** Begin **
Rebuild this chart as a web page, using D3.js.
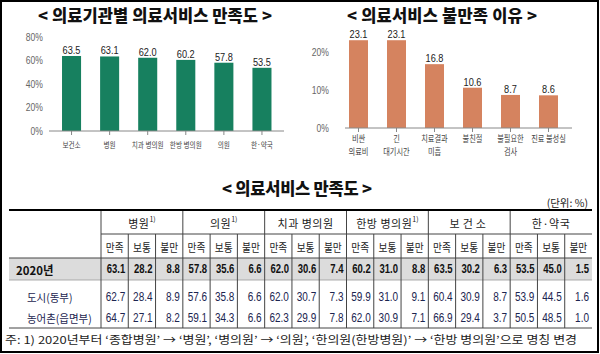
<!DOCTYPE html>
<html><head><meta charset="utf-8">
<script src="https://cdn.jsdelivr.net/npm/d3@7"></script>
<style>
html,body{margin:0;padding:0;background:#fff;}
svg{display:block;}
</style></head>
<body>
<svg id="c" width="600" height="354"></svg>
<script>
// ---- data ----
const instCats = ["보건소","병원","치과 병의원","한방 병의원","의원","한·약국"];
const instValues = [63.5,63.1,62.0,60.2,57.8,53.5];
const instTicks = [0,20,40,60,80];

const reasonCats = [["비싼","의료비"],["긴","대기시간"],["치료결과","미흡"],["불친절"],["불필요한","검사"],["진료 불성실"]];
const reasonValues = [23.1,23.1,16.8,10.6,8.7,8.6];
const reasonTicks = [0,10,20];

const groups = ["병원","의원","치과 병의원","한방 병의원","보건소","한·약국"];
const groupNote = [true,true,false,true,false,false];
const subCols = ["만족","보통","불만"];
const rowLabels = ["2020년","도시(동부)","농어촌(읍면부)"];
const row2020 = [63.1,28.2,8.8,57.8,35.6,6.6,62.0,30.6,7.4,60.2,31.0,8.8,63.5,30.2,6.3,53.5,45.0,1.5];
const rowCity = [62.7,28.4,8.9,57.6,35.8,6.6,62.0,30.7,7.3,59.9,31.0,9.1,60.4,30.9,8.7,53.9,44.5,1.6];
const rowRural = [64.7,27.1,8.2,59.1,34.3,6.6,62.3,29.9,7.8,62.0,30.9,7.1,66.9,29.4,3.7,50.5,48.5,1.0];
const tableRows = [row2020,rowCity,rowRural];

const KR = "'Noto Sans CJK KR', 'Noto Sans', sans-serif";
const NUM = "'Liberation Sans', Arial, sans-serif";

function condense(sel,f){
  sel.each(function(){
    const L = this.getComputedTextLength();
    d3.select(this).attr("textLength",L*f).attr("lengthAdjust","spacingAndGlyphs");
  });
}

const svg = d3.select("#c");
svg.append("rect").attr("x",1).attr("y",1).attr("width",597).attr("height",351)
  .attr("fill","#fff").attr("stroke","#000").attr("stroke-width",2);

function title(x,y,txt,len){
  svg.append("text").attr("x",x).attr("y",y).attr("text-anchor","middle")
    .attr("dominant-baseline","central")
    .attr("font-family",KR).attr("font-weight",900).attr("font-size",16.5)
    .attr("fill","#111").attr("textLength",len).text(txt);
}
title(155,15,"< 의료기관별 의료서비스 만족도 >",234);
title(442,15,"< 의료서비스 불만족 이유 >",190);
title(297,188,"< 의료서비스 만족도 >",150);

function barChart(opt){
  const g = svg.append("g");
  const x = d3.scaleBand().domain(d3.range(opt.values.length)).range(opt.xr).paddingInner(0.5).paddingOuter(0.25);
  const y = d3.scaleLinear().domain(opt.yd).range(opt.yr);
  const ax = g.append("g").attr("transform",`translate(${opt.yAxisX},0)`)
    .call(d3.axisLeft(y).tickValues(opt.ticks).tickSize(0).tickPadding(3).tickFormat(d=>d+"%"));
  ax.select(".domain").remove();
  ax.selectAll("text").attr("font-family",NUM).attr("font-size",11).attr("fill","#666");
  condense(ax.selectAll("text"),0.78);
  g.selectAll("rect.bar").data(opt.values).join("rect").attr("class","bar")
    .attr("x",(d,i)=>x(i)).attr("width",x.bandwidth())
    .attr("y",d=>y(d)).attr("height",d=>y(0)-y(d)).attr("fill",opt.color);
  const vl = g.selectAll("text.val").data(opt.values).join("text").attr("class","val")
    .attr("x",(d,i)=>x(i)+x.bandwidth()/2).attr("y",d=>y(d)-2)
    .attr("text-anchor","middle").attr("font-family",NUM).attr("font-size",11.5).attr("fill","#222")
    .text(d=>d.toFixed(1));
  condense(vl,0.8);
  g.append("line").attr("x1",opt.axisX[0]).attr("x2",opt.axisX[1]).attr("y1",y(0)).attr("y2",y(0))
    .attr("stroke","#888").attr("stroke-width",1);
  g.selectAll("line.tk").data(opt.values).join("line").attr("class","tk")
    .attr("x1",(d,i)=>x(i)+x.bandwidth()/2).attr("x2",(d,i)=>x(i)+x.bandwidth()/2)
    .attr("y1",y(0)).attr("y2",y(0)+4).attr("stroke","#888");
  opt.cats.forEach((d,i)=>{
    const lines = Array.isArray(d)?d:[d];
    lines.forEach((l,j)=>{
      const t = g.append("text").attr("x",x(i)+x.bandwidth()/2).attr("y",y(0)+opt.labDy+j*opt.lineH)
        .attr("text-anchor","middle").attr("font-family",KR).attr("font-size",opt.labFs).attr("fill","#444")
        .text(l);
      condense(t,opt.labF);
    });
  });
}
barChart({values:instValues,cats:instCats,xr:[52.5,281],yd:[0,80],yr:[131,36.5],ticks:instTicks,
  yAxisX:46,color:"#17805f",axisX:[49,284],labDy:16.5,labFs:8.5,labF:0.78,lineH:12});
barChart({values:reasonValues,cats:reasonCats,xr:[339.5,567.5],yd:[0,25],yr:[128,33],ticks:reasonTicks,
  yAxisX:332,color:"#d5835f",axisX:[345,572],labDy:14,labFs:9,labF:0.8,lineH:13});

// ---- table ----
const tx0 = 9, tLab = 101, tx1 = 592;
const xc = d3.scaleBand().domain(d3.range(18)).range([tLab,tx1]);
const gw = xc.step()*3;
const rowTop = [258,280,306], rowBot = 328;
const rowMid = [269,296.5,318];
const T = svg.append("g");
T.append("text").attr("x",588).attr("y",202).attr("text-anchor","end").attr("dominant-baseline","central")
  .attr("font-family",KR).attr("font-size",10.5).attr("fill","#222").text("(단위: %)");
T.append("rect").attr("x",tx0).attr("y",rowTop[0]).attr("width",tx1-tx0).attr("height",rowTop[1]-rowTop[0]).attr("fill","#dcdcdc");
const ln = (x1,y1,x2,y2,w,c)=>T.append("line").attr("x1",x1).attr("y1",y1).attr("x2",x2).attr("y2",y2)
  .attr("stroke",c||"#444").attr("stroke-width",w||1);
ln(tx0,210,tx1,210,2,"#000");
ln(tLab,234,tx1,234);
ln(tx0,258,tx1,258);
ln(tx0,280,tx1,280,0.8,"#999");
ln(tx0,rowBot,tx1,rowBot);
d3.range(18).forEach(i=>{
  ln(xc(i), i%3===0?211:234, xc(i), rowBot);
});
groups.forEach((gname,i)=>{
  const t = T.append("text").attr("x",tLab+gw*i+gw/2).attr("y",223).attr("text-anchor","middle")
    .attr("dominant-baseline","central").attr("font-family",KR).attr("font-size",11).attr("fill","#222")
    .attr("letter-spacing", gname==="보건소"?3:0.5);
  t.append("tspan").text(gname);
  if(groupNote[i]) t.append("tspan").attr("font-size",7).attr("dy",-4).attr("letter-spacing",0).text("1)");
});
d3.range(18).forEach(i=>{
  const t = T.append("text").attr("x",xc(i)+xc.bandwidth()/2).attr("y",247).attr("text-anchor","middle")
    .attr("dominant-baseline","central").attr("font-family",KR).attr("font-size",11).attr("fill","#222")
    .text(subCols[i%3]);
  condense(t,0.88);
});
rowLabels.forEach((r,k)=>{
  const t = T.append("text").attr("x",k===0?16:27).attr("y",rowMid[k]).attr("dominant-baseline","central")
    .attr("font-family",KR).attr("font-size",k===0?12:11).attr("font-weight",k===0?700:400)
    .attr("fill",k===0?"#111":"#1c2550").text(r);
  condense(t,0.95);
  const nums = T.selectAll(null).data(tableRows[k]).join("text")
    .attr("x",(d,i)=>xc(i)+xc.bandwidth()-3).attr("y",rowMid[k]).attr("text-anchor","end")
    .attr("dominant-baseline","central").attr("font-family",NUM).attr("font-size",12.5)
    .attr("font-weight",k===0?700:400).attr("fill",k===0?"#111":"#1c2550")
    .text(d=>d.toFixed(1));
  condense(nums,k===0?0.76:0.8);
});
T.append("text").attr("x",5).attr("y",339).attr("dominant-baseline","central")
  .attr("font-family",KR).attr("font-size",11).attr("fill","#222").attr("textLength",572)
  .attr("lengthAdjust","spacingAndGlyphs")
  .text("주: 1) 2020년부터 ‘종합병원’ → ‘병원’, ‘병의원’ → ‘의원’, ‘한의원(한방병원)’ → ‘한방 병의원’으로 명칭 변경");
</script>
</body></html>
** End **
#### [TASK INSTRUCTIONS]
Restate, line by line and word for word, everything from the top of the material through the line that contains "const reasonTicks = [0,10,20];". Leave pictures out.

#### [OUTPUT FOR THIS EXERCISE]
Rebuild this chart as a web page, using D3.js.
<!DOCTYPE html>
<html><head><meta charset="utf-8">
<script src="https://cdn.jsdelivr.net/npm/d3@7"></script>
<style>
html,body{margin:0;padding:0;background:#fff;}
svg{display:block;}
</style></head>
<body>
<svg id="c" width="600" height="354"></svg>
<script>
// ---- data ----
const instCats = ["보건소","병원","치과 병의원","한방 병의원","의원","한·약국"];
const instValues = [63.5,63.1,62.0,60.2,57.8,53.5];
const instTicks = [0,20,40,60,80];

const reasonCats = [["비싼","의료비"],["긴","대기시간"],["치료결과","미흡"],["불친절"],["불필요한","검사"],["진료 불성실"]];
const reasonValues = [23.1,23.1,16.8,10.6,8.7,8.6];
const reasonTicks = [0,10,20];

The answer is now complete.